▶ Exercise goal
Your task is to extract every entry that follows word for word while excluding the pictures.

▶ Material provided
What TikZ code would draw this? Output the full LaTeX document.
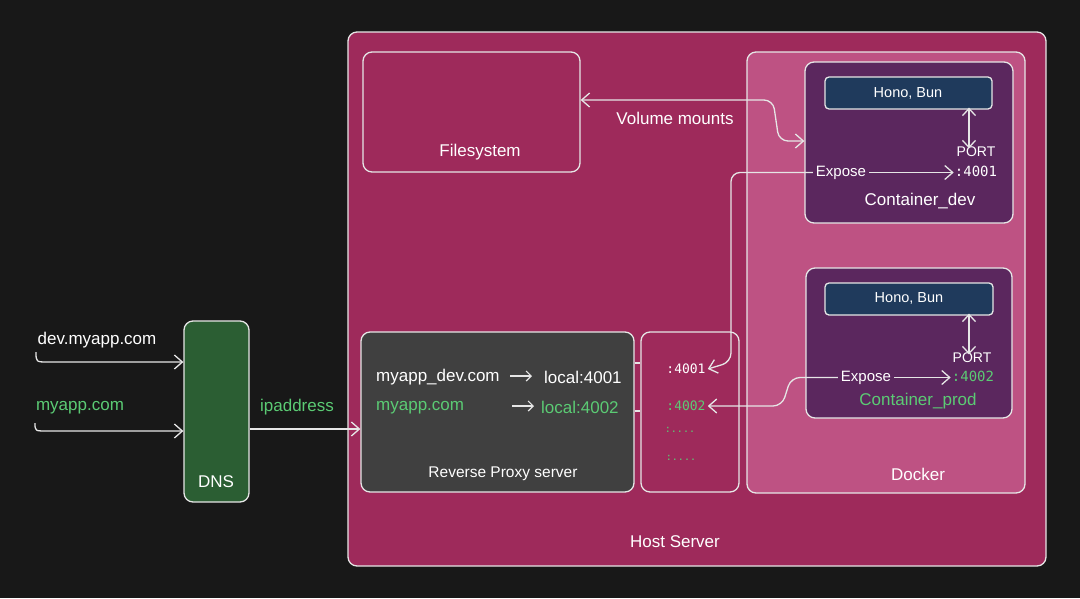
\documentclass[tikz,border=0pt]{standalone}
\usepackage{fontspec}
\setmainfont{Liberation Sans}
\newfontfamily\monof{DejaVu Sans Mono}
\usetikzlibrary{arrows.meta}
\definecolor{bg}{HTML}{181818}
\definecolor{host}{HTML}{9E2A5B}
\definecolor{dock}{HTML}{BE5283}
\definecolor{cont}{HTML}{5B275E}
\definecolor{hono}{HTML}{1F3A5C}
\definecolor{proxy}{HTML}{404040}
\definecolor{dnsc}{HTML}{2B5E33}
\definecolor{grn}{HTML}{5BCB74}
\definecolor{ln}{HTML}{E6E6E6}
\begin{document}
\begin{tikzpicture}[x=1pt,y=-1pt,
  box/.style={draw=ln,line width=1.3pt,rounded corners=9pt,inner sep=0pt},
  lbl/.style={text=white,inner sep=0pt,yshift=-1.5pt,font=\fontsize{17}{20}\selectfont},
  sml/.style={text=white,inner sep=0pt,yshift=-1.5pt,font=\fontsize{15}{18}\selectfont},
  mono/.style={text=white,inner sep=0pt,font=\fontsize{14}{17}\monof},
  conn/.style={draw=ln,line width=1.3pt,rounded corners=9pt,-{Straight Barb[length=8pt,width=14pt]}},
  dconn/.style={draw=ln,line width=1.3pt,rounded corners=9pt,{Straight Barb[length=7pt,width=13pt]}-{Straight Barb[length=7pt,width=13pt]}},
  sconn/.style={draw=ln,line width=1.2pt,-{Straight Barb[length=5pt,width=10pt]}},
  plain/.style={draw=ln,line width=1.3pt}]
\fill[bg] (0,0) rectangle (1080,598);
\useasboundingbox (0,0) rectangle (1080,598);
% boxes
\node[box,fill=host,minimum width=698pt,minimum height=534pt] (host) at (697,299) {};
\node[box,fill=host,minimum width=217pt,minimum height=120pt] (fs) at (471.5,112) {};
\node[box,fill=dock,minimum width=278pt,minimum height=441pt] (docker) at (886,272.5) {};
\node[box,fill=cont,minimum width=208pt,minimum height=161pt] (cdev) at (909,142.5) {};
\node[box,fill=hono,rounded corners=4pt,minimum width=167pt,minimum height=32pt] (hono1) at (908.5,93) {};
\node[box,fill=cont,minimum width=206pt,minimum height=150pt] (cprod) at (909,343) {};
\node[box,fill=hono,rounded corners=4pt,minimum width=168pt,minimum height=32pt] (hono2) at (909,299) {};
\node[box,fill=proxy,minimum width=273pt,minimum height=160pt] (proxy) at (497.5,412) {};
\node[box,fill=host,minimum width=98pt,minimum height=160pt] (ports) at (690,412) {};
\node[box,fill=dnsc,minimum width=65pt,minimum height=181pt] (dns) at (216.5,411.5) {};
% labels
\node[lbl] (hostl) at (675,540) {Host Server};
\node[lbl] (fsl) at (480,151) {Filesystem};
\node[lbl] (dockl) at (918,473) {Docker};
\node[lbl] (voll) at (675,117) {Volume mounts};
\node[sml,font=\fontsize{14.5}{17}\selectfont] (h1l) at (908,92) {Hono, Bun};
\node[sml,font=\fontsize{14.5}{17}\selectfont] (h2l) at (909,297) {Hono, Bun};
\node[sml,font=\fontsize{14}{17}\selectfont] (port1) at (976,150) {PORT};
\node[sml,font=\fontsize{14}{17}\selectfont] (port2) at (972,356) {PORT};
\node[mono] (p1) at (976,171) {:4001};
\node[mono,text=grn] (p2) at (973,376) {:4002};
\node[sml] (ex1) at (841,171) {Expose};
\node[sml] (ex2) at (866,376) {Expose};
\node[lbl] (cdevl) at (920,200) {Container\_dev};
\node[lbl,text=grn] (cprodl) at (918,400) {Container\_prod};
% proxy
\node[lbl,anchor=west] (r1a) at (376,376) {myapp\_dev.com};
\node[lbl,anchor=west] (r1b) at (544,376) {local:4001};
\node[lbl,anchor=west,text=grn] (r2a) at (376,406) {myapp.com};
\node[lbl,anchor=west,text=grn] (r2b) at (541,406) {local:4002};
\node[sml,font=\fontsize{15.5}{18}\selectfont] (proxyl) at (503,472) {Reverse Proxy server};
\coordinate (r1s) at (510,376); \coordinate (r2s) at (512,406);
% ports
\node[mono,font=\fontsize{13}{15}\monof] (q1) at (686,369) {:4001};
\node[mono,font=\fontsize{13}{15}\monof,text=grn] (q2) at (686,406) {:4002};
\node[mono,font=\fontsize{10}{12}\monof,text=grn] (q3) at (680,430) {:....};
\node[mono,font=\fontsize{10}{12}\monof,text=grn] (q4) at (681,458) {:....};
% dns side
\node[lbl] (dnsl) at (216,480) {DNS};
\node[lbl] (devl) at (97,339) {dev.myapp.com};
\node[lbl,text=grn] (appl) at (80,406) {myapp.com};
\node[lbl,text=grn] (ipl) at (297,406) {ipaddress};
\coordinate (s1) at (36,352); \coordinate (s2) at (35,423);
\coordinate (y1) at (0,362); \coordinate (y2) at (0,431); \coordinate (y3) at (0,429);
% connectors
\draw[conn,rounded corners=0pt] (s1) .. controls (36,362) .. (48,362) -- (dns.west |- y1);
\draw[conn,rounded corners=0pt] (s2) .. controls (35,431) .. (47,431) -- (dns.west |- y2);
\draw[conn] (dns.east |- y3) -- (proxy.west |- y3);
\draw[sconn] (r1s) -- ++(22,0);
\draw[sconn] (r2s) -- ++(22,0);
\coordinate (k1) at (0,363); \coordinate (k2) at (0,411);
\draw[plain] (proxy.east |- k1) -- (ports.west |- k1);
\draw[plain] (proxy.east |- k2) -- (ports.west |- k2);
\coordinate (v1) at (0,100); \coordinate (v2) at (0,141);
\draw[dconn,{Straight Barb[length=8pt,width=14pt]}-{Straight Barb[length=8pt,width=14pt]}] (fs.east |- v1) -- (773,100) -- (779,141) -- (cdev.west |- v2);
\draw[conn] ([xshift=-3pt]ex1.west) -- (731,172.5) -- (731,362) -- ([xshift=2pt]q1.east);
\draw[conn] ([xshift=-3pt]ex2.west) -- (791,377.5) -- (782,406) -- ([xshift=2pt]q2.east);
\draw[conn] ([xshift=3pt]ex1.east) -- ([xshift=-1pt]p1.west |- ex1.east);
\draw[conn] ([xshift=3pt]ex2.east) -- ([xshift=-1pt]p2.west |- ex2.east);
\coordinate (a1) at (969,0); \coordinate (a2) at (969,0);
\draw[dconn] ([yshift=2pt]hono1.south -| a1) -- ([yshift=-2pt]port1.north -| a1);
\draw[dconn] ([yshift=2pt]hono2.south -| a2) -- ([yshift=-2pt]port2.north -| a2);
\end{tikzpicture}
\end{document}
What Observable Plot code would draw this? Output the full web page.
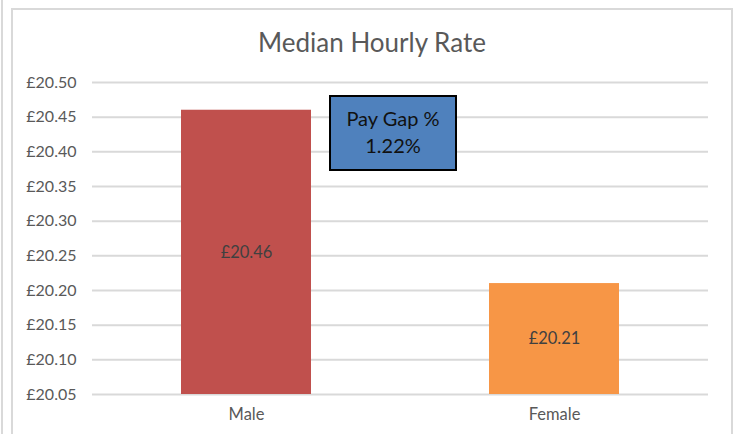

▶ Reply
What TikZ code would draw this? Output the full LaTeX document.
\documentclass[tikz,border=0pt]{standalone}
\usepackage{fontspec}
\setmainfont{Liberation Sans}
\newfontfamily\monof{DejaVu Sans Mono}
\usetikzlibrary{arrows.meta}
\definecolor{bg}{HTML}{181818}
\definecolor{host}{HTML}{9E2A5B}
\definecolor{dock}{HTML}{BE5283}
\definecolor{cont}{HTML}{5B275E}
\definecolor{hono}{HTML}{1F3A5C}
\definecolor{proxy}{HTML}{404040}
\definecolor{dnsc}{HTML}{2B5E33}
\definecolor{grn}{HTML}{5BCB74}
\definecolor{ln}{HTML}{E6E6E6}
\begin{document}
\begin{tikzpicture}[x=1pt,y=-1pt,
  box/.style={draw=ln,line width=1.3pt,rounded corners=9pt,inner sep=0pt},
  lbl/.style={text=white,inner sep=0pt,yshift=-1.5pt,font=\fontsize{17}{20}\selectfont},
  sml/.style={text=white,inner sep=0pt,yshift=-1.5pt,font=\fontsize{15}{18}\selectfont},
  mono/.style={text=white,inner sep=0pt,font=\fontsize{14}{17}\monof},
  conn/.style={draw=ln,line width=1.3pt,rounded corners=9pt,-{Straight Barb[length=8pt,width=14pt]}},
  dconn/.style={draw=ln,line width=1.3pt,rounded corners=9pt,{Straight Barb[length=7pt,width=13pt]}-{Straight Barb[length=7pt,width=13pt]}},
  sconn/.style={draw=ln,line width=1.2pt,-{Straight Barb[length=5pt,width=10pt]}},
  plain/.style={draw=ln,line width=1.3pt}]
\fill[bg] (0,0) rectangle (1080,598);
\useasboundingbox (0,0) rectangle (1080,598);
% boxes
\node[box,fill=host,minimum width=698pt,minimum height=534pt] (host) at (697,299) {};
\node[box,fill=host,minimum width=217pt,minimum height=120pt] (fs) at (471.5,112) {};
\node[box,fill=dock,minimum width=278pt,minimum height=441pt] (docker) at (886,272.5) {};
\node[box,fill=cont,minimum width=208pt,minimum height=161pt] (cdev) at (909,142.5) {};
\node[box,fill=hono,rounded corners=4pt,minimum width=167pt,minimum height=32pt] (hono1) at (908.5,93) {};
\node[box,fill=cont,minimum width=206pt,minimum height=150pt] (cprod) at (909,343) {};
\node[box,fill=hono,rounded corners=4pt,minimum width=168pt,minimum height=32pt] (hono2) at (909,299) {};
\node[box,fill=proxy,minimum width=273pt,minimum height=160pt] (proxy) at (497.5,412) {};
\node[box,fill=host,minimum width=98pt,minimum height=160pt] (ports) at (690,412) {};
\node[box,fill=dnsc,minimum width=65pt,minimum height=181pt] (dns) at (216.5,411.5) {};
% labels
\node[lbl] (hostl) at (675,540) {Host Server};
\node[lbl] (fsl) at (480,151) {Filesystem};
\node[lbl] (dockl) at (918,473) {Docker};
\node[lbl] (voll) at (675,117) {Volume mounts};
\node[sml,font=\fontsize{14.5}{17}\selectfont] (h1l) at (908,92) {Hono, Bun};
\node[sml,font=\fontsize{14.5}{17}\selectfont] (h2l) at (909,297) {Hono, Bun};
\node[sml,font=\fontsize{14}{17}\selectfont] (port1) at (976,150) {PORT};
\node[sml,font=\fontsize{14}{17}\selectfont] (port2) at (972,356) {PORT};
\node[mono] (p1) at (976,171) {:4001};
\node[mono,text=grn] (p2) at (973,376) {:4002};
\node[sml] (ex1) at (841,171) {Expose};
\node[sml] (ex2) at (866,376) {Expose};
\node[lbl] (cdevl) at (920,200) {Container\_dev};
\node[lbl,text=grn] (cprodl) at (918,400) {Container\_prod};
% proxy
\node[lbl,anchor=west] (r1a) at (376,376) {myapp\_dev.com};
\node[lbl,anchor=west] (r1b) at (544,376) {local:4001};
\node[lbl,anchor=west,text=grn] (r2a) at (376,406) {myapp.com};
\node[lbl,anchor=west,text=grn] (r2b) at (541,406) {local:4002};
\node[sml,font=\fontsize{15.5}{18}\selectfont] (proxyl) at (503,472) {Reverse Proxy server};
\coordinate (r1s) at (510,376); \coordinate (r2s) at (512,406);
% ports
\node[mono,font=\fontsize{13}{15}\monof] (q1) at (686,369) {:4001};
\node[mono,font=\fontsize{13}{15}\monof,text=grn] (q2) at (686,406) {:4002};
\node[mono,font=\fontsize{10}{12}\monof,text=grn] (q3) at (680,430) {:....};
\node[mono,font=\fontsize{10}{12}\monof,text=grn] (q4) at (681,458) {:....};
% dns side
\node[lbl] (dnsl) at (216,480) {DNS};
\node[lbl] (devl) at (97,339) {dev.myapp.com};
\node[lbl,text=grn] (appl) at (80,406) {myapp.com};
\node[lbl,text=grn] (ipl) at (297,406) {ipaddress};
\coordinate (s1) at (36,352); \coordinate (s2) at (35,423);
\coordinate (y1) at (0,362); \coordinate (y2) at (0,431); \coordinate (y3) at (0,429);
% connectors
\draw[conn,rounded corners=0pt] (s1) .. controls (36,362) .. (48,362) -- (dns.west |- y1);
\draw[conn,rounded corners=0pt] (s2) .. controls (35,431) .. (47,431) -- (dns.west |- y2);
\draw[conn] (dns.east |- y3) -- (proxy.west |- y3);
\draw[sconn] (r1s) -- ++(22,0);
\draw[sconn] (r2s) -- ++(22,0);
\coordinate (k1) at (0,363); \coordinate (k2) at (0,411);
\draw[plain] (proxy.east |- k1) -- (ports.west |- k1);
\draw[plain] (proxy.east |- k2) -- (ports.west |- k2);
\coordinate (v1) at (0,100); \coordinate (v2) at (0,141);
\draw[dconn,{Straight Barb[length=8pt,width=14pt]}-{Straight Barb[length=8pt,width=14pt]}] (fs.east |- v1) -- (773,100) -- (779,141) -- (cdev.west |- v2);
\draw[conn] ([xshift=-3pt]ex1.west) -- (731,172.5) -- (731,362) -- ([xshift=2pt]q1.east);
\draw[conn] ([xshift=-3pt]ex2.west) -- (791,377.5) -- (782,406) -- ([xshift=2pt]q2.east);
\draw[conn] ([xshift=3pt]ex1.east) -- ([xshift=-1pt]p1.west |- ex1.east);
\draw[conn] ([xshift=3pt]ex2.east) -- ([xshift=-1pt]p2.west |- ex2.east);
\coordinate (a1) at (969,0); \coordinate (a2) at (969,0);
\draw[dconn] ([yshift=2pt]hono1.south -| a1) -- ([yshift=-2pt]port1.north -| a1);
\draw[dconn] ([yshift=2pt]hono2.south -| a2) -- ([yshift=-2pt]port2.north -| a2);
\end{tikzpicture}
\end{document}
What Observable Plot code would draw this? Output the full web page.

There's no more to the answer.